Dying to Live

What if you found out today that you only had a few years to live? I don’t mean to be morbid, and I’m definitely not writing to say goodbye. I’m good, really. I’m very healthy. But what if? Do you ever stop to ask yourself this important question? I do.

More importantly, I have clients who have good reason to ask. They’ve survived cancer, heart disease, or substance related disorders, and now more than ever, they’re determined to live life fully and die with little or no regrets.

I recently read an article titled, “The Top Five Regrets of the Dying: A Life Transformed by the Dearly Departing.” The author, Bronnie Ware, worked in palliative care for many years. She discovered five common themes expressed by her patients—things they would do differently if they had the chance to turn back time.

Over the course of the next five weeks, I’ll share her patients’ top five regrets and invite you to reconsider some of your life choices. I’ll incorporate passages from a few of my favorite books that may inspire you to make a change before it’s too late. Here goes.

Regret #1: I wish I had the courage to live a life true to myself, not the life others expected me to live.  

Why is it that we can’t let go of others’ expectations? What drives us away from our dreams and keeps us stuck in unsatisfying jobs, unhealthy relationships, unfulfilling past times, or behavioral ruts? One of my favorite authors, Dawna Markova, hits the nail on the head in her book, I Will Not Die an Unlived Life. She writes…

To explore what it would mean to live fully, sensually alive and passionately on purpose, I have to drop my preconceived ideas of who and what I am. It is as if the salt of years is running free from me. Like so many of us, my head has been stuffed full of knowledge, but something in me is still starving. So here, I seek to empty it of the stories, explanations, and interpretations I am clutching in the fist of my mind. When did it get so tightly closed that it became numb? And what was it holding onto anyway? I want it free. I want my heart and soul free. Free of and free from. Free of struggle, free from doubt in the canyons of my bones, free from running from the truth of knowing that something has been missing.

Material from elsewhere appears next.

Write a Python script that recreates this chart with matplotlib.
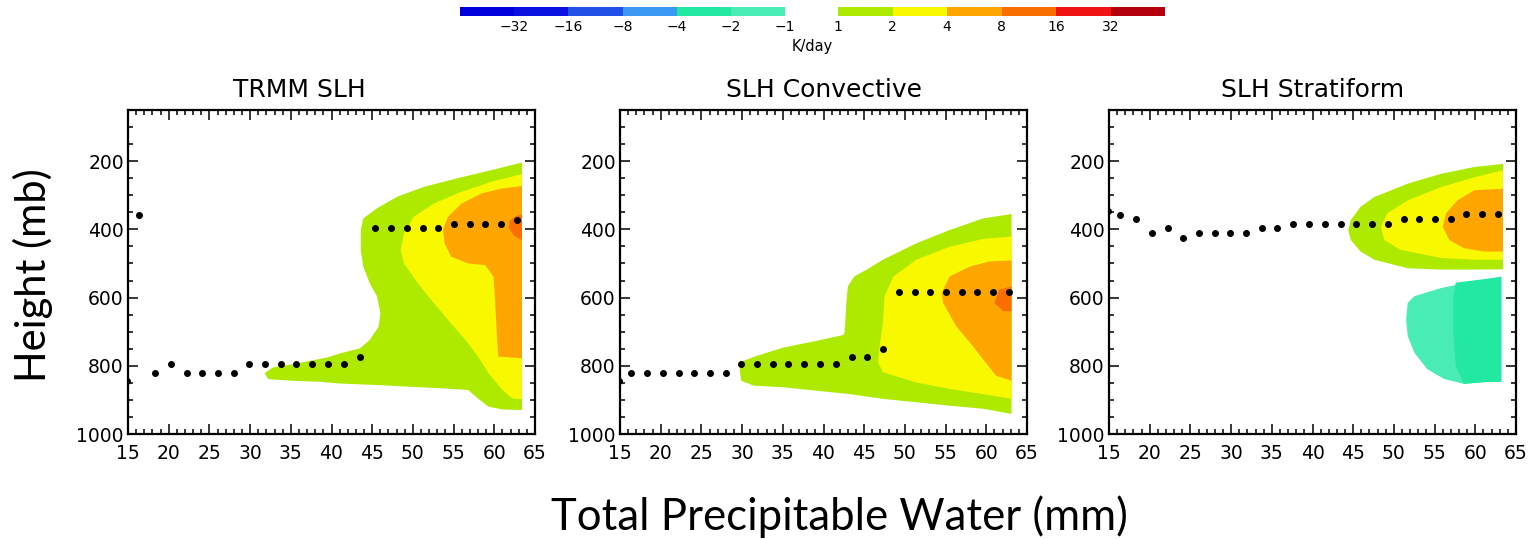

It’s hard to follow such a beautifully written passage, so let me build on a phrase that is the essence of what I help people do as a psychotherapist and life coach. I seek to empty the stories, explanations, and interpretations I am clutching in the fist of my mind.  So many of us cling to the stories handed down by our families. We adopt definitions of societal success, thinking we should live up to these standards, instead of authoring our own. We cling to professional titles; we clutch onto secure, yet unsatisfying relationships. We close our mind and resist our heart’s desire. We ignore a haunting voice inside that whispers, something’s just not right.

It takes a great deal of courage to respond to that voice. It takes even more courage to say, It’s time to change my life.  If familiar old stories continue to hold you hostage, simply ask yourself the question I started with today, What if I only had a few years to live?

See where it takes you. Give this voice a chance. Maybe it will free your mind from preconceived ideas of who and what you should be.